I will not write about what LAMP is, I guess that you already know since you are reading how to install it.

So, to install LAMP in Linux CentOS, follow next steps:

First, make sure that your system is up to date:

# yum update -y

Once update is finished, you need to install Apache:

# yum install httpd -y

After installation, you need to add apache service to system startup:

# chkconfig --levels 235 httpd on

and then start it up:

# service httpd start

Now, open your browser and go to localhost, or http://yourdomain.tld and you should see Apache default page.

Next step is to install PHP as an Apache module (mod_php). Do it like this:

# yum install php -y

After you install it, you have to check is everything’s fine. You need to create an PHP info page, and put it in Apache root ( /var/www/html ), so you can check that PHP support is enabled:

# echo -e "<?php\n\tphpinfo();\n?>" > /var/www/html/info.php

Once you created info.php file, you need to reload Apache, so installed PHP module can take effect:

# service httpd restart

Now you need to open this file with your browser. Go to http://yourdomain.tld/info.php and you should see a page with some PHP info.
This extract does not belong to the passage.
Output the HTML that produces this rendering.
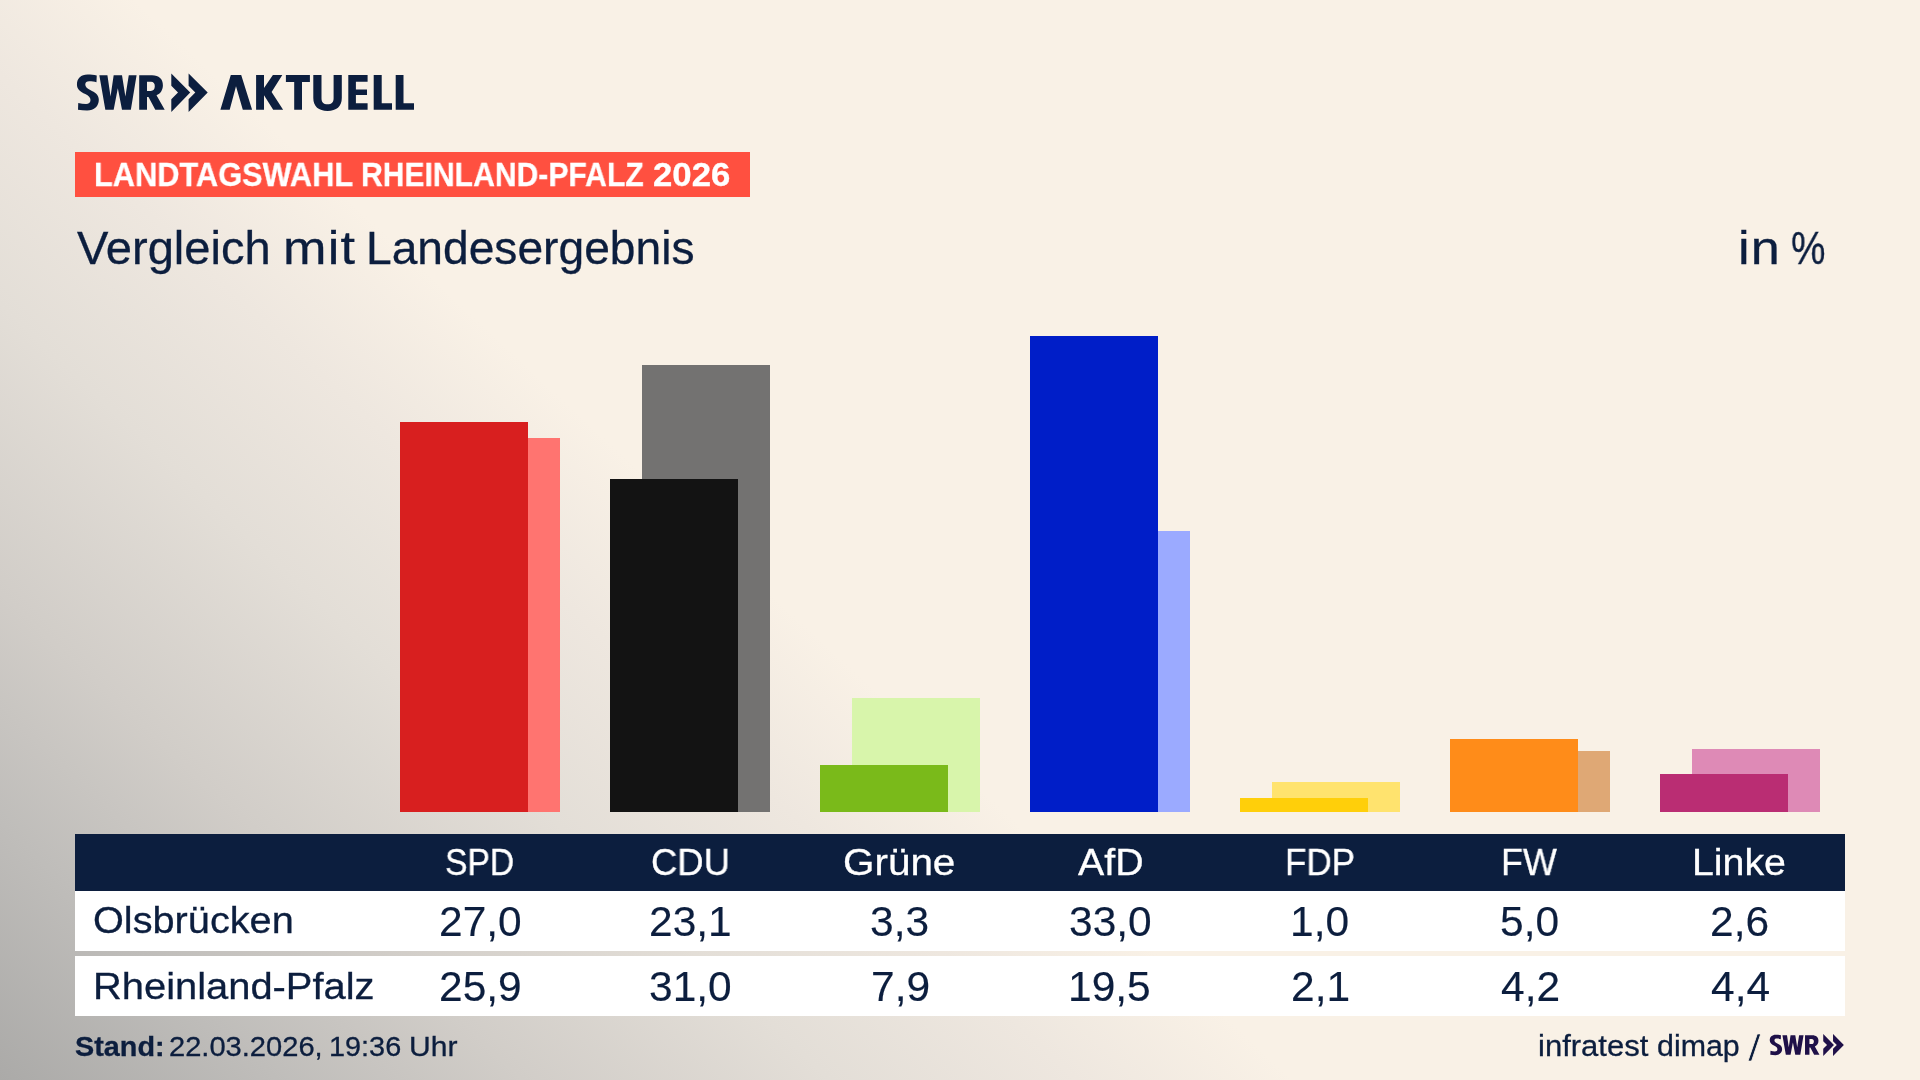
<!DOCTYPE html>
<html lang="de"><head><meta charset="utf-8"><title>Landtagswahl Rheinland-Pfalz 2026 – Vergleich mit Landesergebnis</title>
<style>
html,body{margin:0;padding:0}
body{width:1920px;height:1080px;overflow:hidden;position:relative;font-family:"Liberation Sans",sans-serif;background:#f9f1e6}
#bg{position:absolute;left:0;top:0;width:1920px;height:1080px;background:linear-gradient(43deg,#abaaa8 0%,#bfbdba 9%,#d1cdc8 17%,#e3ded7 27%,#eee7df 35%,#f9f1e6 42%)}
.l{margin:0;padding:0;position:absolute;left:0;top:0;line-height:1}
.t{position:absolute;white-space:nowrap;line-height:1;transform-origin:0 0;-webkit-text-stroke:0.3px currentColor;will-change:transform}
.b{position:absolute;width:128px}
.r{position:absolute;left:75px;width:1770px}
svg{position:absolute;left:0;top:0}
</style></head><body>
<div id="bg"></div>
<div class="r" style="top:152px;width:675px;height:45px;background:#ff5040"></div>
<div class="b" style="left:432px;top:438px;height:374px;background:#ff7470"></div>
<div class="b" style="left:400px;top:422px;height:390px;background:#d81f1f"></div>
<div class="b" style="left:642px;top:365px;height:447px;background:#737271"></div>
<div class="b" style="left:610px;top:479px;height:333px;background:#131313"></div>
<div class="b" style="left:852px;top:698px;height:114px;background:#d8f5ab"></div>
<div class="b" style="left:820px;top:765px;height:47px;background:#7aba1a"></div>
<div class="b" style="left:1062px;top:531px;height:281px;background:#9baaff"></div>
<div class="b" style="left:1030px;top:336px;height:476px;background:#001ec8"></div>
<div class="b" style="left:1272px;top:782px;height:30px;background:#ffe36e"></div>
<div class="b" style="left:1240px;top:798px;height:14px;background:#ffcf0a"></div>
<div class="b" style="left:1482px;top:751px;height:61px;background:#dfa875"></div>
<div class="b" style="left:1450px;top:739px;height:73px;background:#ff8c19"></div>
<div class="b" style="left:1692px;top:749px;height:63px;background:#de8ab6"></div>
<div class="b" style="left:1660px;top:774px;height:38px;background:#ba2d73"></div>
<div class="r" style="top:834px;height:57px;background:#0c1e3e"></div>
<div class="r" style="top:891px;height:60px;background:#fff"></div>
<div class="r" style="top:956px;height:60px;background:#fff"></div>
<svg width="1920" height="1080" viewBox="0 0 1920 1080">
<defs>
<g id="swr">
<path d="M96.74 75.55C93.88 74.77 90.75 74.51 87.62 74.51C80.85 74.51 76.95 78.42 76.95 84.41C76.95 89.35 80.33 91.44 85.28 94.04C88.67 95.86 90.49 97.43 90.49 100.03C90.49 102.64 88.67 103.94 86.06 103.94C83.46 103.94 80.85 103.68 78.25 102.9L77.99 109.67C80.85 110.19 83.98 110.45 87.1 110.45C94.4 110.45 98.82 106.02 98.82 99.77C98.82 94.56 94.92 92.22 90.23 89.88C86.84 88.31 85.28 86.75 85.28 84.41C85.28 82.32 86.84 81.28 89.19 81.28C91.79 81.28 94.4 81.65 96.48 82.32Z"/>
<path d="M99.34 75.3L107.42 75.3L110.54 96.4L113.67 75.3L122 75.3L125.39 96.4L128.77 75.3L136.58 75.3L130.85 109.7L122 109.7L117.83 88.3L113.67 109.7L105.33 109.7Z"/>
<path fill-rule="evenodd" d="M139.2 75.3H152C159 75.3 162.9 79 162.9 85.2C162.9 90 160.5 93.5 156.5 95.3L164.7 109.7H155.3L148.5 97H147V109.7H139.2ZM147 81.8H151C153.5 81.8 154.8 83.5 154.8 86.3C154.8 89.2 153.3 90.9 150.8 90.9H147Z"/>
<path d="M171.3 73.4L190.2 92.5L171.3 111.9V99.3L178 92.5L171.3 85.8Z"/>
<path d="M188.6 73.4L207.7 92.5L188.6 111.9V99.3L195.3 92.5L188.6 85.8Z"/>
</g>
</defs>
<g fill="#0c1e3e" color="#0c1e3e">
<use href="#swr"/>
<path d="M220.4 109.8L230.8 75H241.2L252.1 109.8H242.8L236 86.3L229.7 109.8Z"/>
<path d="M256.1 75H264V88L272.9 75H282.3L271.6 91.9L283.1 109.8H273.2L264 95.3V109.8H256.1Z"/>
<path d="M285.9 75H309.9V81.9H302V109.8H294.2V81.9H285.9Z"/>
<path d="M313.3 75H321.5V98.2C321.5 102.2 323.5 104.3 327.55 104.3C331.6 104.3 333.6 102.2 333.6 98.2V75H341.8V98C341.8 106.5 336.5 110.9 327.6 110.9C318.7 110.9 313.3 106.5 313.3 98Z"/>
<path d="M348.3 75H367.6V81.8H355.9V89.5H367V95.1H355.9V103.3H367.6V109.8H348.3Z"/>
<path d="M373.7 75H381.7V103.3H392V109.8H373.7Z"/>
<path d="M395.7 75H403.5V103.3H414V109.8H395.7Z"/>
</g>
<g fill="#1f1048" color="#1f1048"><use href="#swr" transform="translate(1726.1,992.5) scale(0.567)"/></g>
</svg>

<h1 class="l" style="font-size:33.3px;color:#fff;font-weight:700"><span class="t" style="left:93.75px;top:158px;transform:scaleX(0.9237)">LANDTAGSWAHL</span> <span class="t" style="left:361.29px;top:158px;transform:scaleX(0.9045)">RHEINLAND-PFALZ</span> <span class="t" style="left:652.56px;top:158px;transform:scaleX(1.0431)">2026</span></h1>
<h2 class="l" style="font-size:45.8px;color:#0c1e3e;font-weight:400"><span class="t" style="left:76.90px;top:226px;transform:scaleX(1.0280)">Vergleich</span> <span class="t" style="left:283.08px;top:226px;transform:scaleX(1.1400);letter-spacing:1.04px">mit</span> <span class="t" style="left:366.27px;top:226px;transform:scaleX(1.0078)">Landesergebnis</span></h2>
<div class="l" style="font-size:45.8px;color:#0c1e3e;font-weight:400"><span class="t" style="left:1737.58px;top:226px;transform:scaleX(1.1400);letter-spacing:0.92px">in</span> <span class="t" style="left:1791.21px;top:226px;transform:scaleX(0.8459)">%</span></div>
<div class="l" style="font-size:37.2px;color:#fff;font-weight:400"><span class="t" style="left:445.14px;top:844px;transform:scaleX(0.9055)">SPD</span></div>
<div class="l" style="font-size:37.2px;color:#fff;font-weight:400"><span class="t" style="left:650.79px;top:844px;transform:scaleX(0.9803)">CDU</span></div>
<div class="l" style="font-size:37.2px;color:#fff;font-weight:400"><span class="t" style="left:843.48px;top:844px;transform:scaleX(1.0870)">Grüne</span></div>
<div class="l" style="font-size:37.2px;color:#fff;font-weight:400"><span class="t" style="left:1078.30px;top:844px;transform:scaleX(1.0567)">AfD</span></div>
<div class="l" style="font-size:37.2px;color:#fff;font-weight:400"><span class="t" style="left:1284.67px;top:844px;transform:scaleX(0.9420)">FDP</span></div>
<div class="l" style="font-size:37.2px;color:#fff;font-weight:400"><span class="t" style="left:1500.55px;top:844px;transform:scaleX(0.9655)">FW</span></div>
<div class="l" style="font-size:37.2px;color:#fff;font-weight:400"><span class="t" style="left:1692.43px;top:844px;transform:scaleX(1.0571)">Linke</span></div>
<div class="l" style="font-size:37px;color:#0c1e3e;font-weight:400"><span class="t" style="left:93.05px;top:902px;transform:scaleX(1.0727)">Olsbrücken</span></div>
<div class="l" style="font-size:42px;color:#0c1e3e;font-weight:400"><span class="t" style="left:438.51px;top:901px;transform:scaleX(1.0120);-webkit-text-stroke-width:0.15px">27,0</span></div>
<div class="l" style="font-size:42px;color:#0c1e3e;font-weight:400"><span class="t" style="left:648.51px;top:901px;transform:scaleX(1.0120);-webkit-text-stroke-width:0.15px">23,1</span></div>
<div class="l" style="font-size:42px;color:#0c1e3e;font-weight:400"><span class="t" style="left:870.15px;top:901px;transform:scaleX(1.0120);-webkit-text-stroke-width:0.15px">3,3</span></div>
<div class="l" style="font-size:42px;color:#0c1e3e;font-weight:400"><span class="t" style="left:1068.51px;top:901px;transform:scaleX(1.0120);-webkit-text-stroke-width:0.15px">33,0</span></div>
<div class="l" style="font-size:42px;color:#0c1e3e;font-weight:400"><span class="t" style="left:1289.64px;top:901px;transform:scaleX(1.0120);-webkit-text-stroke-width:0.15px">1,0</span></div>
<div class="l" style="font-size:42px;color:#0c1e3e;font-weight:400"><span class="t" style="left:1500.15px;top:901px;transform:scaleX(1.0120);-webkit-text-stroke-width:0.15px">5,0</span></div>
<div class="l" style="font-size:42px;color:#0c1e3e;font-weight:400"><span class="t" style="left:1710.15px;top:901px;transform:scaleX(1.0120);-webkit-text-stroke-width:0.15px">2,6</span></div>
<div class="l" style="font-size:37px;color:#0c1e3e;font-weight:400"><span class="t" style="left:93.37px;top:968px;transform:scaleX(1.0777)">Rheinland-Pfalz</span></div>
<div class="l" style="font-size:42px;color:#0c1e3e;font-weight:400"><span class="t" style="left:438.51px;top:966px;transform:scaleX(1.0120);-webkit-text-stroke-width:0.15px">25,9</span></div>
<div class="l" style="font-size:42px;color:#0c1e3e;font-weight:400"><span class="t" style="left:648.51px;top:966px;transform:scaleX(1.0120);-webkit-text-stroke-width:0.15px">31,0</span></div>
<div class="l" style="font-size:42px;color:#0c1e3e;font-weight:400"><span class="t" style="left:870.65px;top:966px;transform:scaleX(1.0120);-webkit-text-stroke-width:0.15px">7,9</span></div>
<div class="l" style="font-size:42px;color:#0c1e3e;font-weight:400"><span class="t" style="left:1068.00px;top:966px;transform:scaleX(1.0120);-webkit-text-stroke-width:0.15px">19,5</span></div>
<div class="l" style="font-size:42px;color:#0c1e3e;font-weight:400"><span class="t" style="left:1290.65px;top:966px;transform:scaleX(1.0120);-webkit-text-stroke-width:0.15px">2,1</span></div>
<div class="l" style="font-size:42px;color:#0c1e3e;font-weight:400"><span class="t" style="left:1501.16px;top:966px;transform:scaleX(1.0120);-webkit-text-stroke-width:0.15px">4,2</span></div>
<div class="l" style="font-size:42px;color:#0c1e3e;font-weight:400"><span class="t" style="left:1710.65px;top:966px;transform:scaleX(1.0120);-webkit-text-stroke-width:0.15px">4,4</span></div>
<div class="l" style="font-size:26.8px;color:#0c1e3e;font-weight:400"><span class="t" style="left:74.68px;top:1034px;transform:scaleX(1.0744);font-weight:700">Stand:</span> <span class="t" style="left:169.41px;top:1034px;transform:scaleX(1.0855)">22.03.2026,</span> <span class="t" style="left:329.15px;top:1034px;transform:scaleX(1.0766)">19:36</span> <span class="t" style="left:408.86px;top:1034px;transform:scaleX(1.1220)">Uhr</span></div>
<div class="l" style="font-size:29px;color:#0c1e3e;font-weight:400"><span class="t" style="left:1538.26px;top:1032px;transform:scaleX(1.0693)">infratest</span> <span class="t" style="left:1657.05px;top:1032px;transform:scaleX(1.0468)">dimap</span> <span class="t" style="left:1747.60px;top:1030px;transform:scaleX(1.2400);font-size:37px;-webkit-text-stroke:0.7px #f9f1e6">/</span></div>
</body></html>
Now you need to install MySQL support. This mean that you have to install PHP module for MySQL. Beside this, it’s good to install and module for PHP console and PHP common files:

# yum install php-cli php-common php-gd php-mysql -y

Again, restart Apache:

# service httpd restart

After all this, now you need to install the last main component of LAMP stack – MySQL server. Do it like this:

# yum install mysql mysql-server -y

and then add to system startup, and run the service:

# chkconfig --levels 235 mysqld on
# service mysqld start

Once it is started, it’s good that you set MySQL root password. Also, it’s recommended to disable remote root login if you don’t really need it. It’s good that you remove anonymous users and remote ‘test’ database right away as well. All this you can do with:

# mysql_secure_installation

After this, your installation of LAMP is finished. Of course, there is more stuff you should install, but this is the basic.